• _Records for this task_
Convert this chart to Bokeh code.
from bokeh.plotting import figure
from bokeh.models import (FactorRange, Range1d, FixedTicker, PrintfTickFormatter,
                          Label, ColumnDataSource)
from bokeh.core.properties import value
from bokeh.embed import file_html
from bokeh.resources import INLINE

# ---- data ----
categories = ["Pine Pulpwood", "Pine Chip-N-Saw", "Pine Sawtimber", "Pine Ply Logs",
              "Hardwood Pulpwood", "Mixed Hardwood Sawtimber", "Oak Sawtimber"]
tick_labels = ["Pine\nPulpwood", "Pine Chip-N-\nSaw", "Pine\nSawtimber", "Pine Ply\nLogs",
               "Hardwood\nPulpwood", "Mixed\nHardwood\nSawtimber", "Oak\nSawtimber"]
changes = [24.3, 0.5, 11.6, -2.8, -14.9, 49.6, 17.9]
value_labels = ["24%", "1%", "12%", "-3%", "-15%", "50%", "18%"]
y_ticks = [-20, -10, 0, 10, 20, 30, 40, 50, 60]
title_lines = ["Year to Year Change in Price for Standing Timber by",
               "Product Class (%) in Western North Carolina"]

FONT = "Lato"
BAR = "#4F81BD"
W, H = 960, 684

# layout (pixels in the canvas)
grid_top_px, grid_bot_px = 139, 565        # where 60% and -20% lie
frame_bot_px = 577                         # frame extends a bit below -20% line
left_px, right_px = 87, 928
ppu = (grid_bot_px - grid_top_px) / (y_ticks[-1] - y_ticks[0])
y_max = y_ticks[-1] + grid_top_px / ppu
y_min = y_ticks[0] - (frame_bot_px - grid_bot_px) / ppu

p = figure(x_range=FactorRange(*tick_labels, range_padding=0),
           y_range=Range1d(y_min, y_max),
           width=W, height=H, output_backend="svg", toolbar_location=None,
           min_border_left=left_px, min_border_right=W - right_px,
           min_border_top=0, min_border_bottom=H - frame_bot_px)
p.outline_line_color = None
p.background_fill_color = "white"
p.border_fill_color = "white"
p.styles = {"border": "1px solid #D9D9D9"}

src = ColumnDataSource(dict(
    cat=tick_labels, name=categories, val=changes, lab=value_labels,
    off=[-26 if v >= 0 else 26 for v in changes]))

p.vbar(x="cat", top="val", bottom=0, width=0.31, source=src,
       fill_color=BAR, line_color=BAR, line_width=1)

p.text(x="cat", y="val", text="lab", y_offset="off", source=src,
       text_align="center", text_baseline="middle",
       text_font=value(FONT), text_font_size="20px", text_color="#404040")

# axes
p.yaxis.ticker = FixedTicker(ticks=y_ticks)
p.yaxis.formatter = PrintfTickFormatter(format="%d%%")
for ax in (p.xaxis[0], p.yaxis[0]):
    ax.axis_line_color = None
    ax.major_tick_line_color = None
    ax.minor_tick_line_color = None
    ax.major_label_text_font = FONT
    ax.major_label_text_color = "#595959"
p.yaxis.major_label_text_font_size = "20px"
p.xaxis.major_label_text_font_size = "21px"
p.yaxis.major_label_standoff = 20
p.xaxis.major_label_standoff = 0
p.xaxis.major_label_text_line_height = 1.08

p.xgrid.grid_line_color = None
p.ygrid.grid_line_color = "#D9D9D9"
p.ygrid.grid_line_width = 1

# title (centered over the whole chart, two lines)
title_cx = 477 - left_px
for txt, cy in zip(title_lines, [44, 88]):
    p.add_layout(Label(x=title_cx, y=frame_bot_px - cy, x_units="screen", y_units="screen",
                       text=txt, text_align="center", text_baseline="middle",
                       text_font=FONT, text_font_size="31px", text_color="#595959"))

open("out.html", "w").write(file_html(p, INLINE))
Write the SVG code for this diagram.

• _Set task_
Output, please, only the lines running from the start of the entries through the line that contains "from bokeh.resources import INLINE", including both of those lines.

• _Task output_
Convert this chart to Bokeh code.
from bokeh.plotting import figure
from bokeh.models import (FactorRange, Range1d, FixedTicker, PrintfTickFormatter,
                          Label, ColumnDataSource)
from bokeh.core.properties import value
from bokeh.embed import file_html
from bokeh.resources import INLINE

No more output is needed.